A alma também deixa ficar claro que abandonar o corpo não é nenhuma tragédia. Em muitos aspectos, a tragédia é estar dentro do corpo. Por isso tens de entender que a alma encara toda esta história da morte de uma forma diferente. E, claro, também encara de forma diferente toda esta «história da vida» - e é isso que origina grande parte da frustração e ansiedade que uma pessoa sente na sua vida. A frustração e a ansiedade surgem por não se dar ouvidos à própria alma." (1)

neale donald walsch


(1) WALSCH, Neale Donald - Conversas com Deus. 14ª ed. Cascais: Sinais de Fogo, 2003. ISBN 972-8541-05-8. pg. 104-107.

2 comentários:

FABIANA disse...

Meu amigo, há muito tempo estou para deixar algum comentário no seu blog. Mas a correria do dia-a-dia, às vezes impede. Enfim, estou aqui. Acredito que as pessoas sintam medo de enfrentar a morte, porque têm medo do desconhecido. Para mim, perder é muito triste. Não sinto medo da morte, mas sim das perdas, não importam quais sejam. Fiz especialização em Bioética e a morte e a vida são sempre os temas centrais. Nós nunca estamos preparados para morte. E desejar morrer também não é um ato de covardia. Talvez seja até de coragem. Não sei... é algo a se pensar. No entanto, acho um absurdo os "mortos-vivos", pessoas que vivem sem viver, porque não prestam atenção nas coisas boas que a vida traz. Acho que a palavra-chave da morte é a mesma da vida: superação. Beijos

jorge vicente disse...

agora você me deixou com uma lágrima no rosto, amiga.



sabes o que rolando toro diz? que o encontro é a experiência mais maravilhosa do universo e que o afastamento é a maior tragédia. a morte, o afastamento do amigo, a perda. nessa altura, nós sofremos assim como toda a espécie humana: é sintomático sentirmos que uma parte de nós morre quando alguém no mundo morre numa tragédia como o tsunami, é sintomático chorarmos quando alguém que nós não conhecemos morre de fome; e quando morre alguém da nossa família morre, então nem se fala.
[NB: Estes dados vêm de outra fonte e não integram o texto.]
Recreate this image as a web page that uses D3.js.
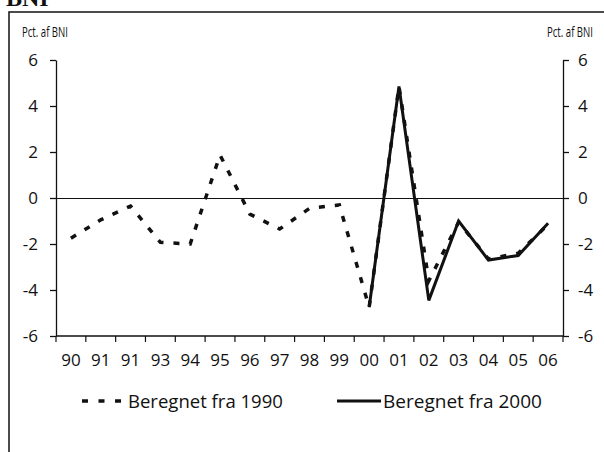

mas a morte, a separação, o afastamento também é, como você diz, um momento de superação, de renascimento. todas essas perdas, todos esses sofrimentos fazem parte da história humana e estão gravados em nós. se não sofrermos, não somos humanos. se não sentirmos dor com a dor de outrem, não somos humanos. ser humano com plenitude implica sempre dar-se, doar-se e saber receber com afecto. quando a dor aparece, devemos senti-la em todo o nosso ser: corpo e alma. depois, passa. como as sementes das folhas passam e dão origem a outras plantas, a outras árvores.



por isso, eu falei na cerimónia do adeus. no saber dizer adeus. sabemos a tragédia que vai dar origem, sabemos que um ser humano, com toda a sua história, com todo o seu amor que deu ou não deu, vai deixar de existir. pode ir habitar outro mundo ou não, pode ir habitar nas árvores, nas plantas, nas estrelas mas vai deixar de existir para nós, com aquele sorriso, com aquela história que partilhou connosco. e esse é o momento da superação. saber chorar, saber receber o abraço, mas superar e amar ainda mais a beleza da vida.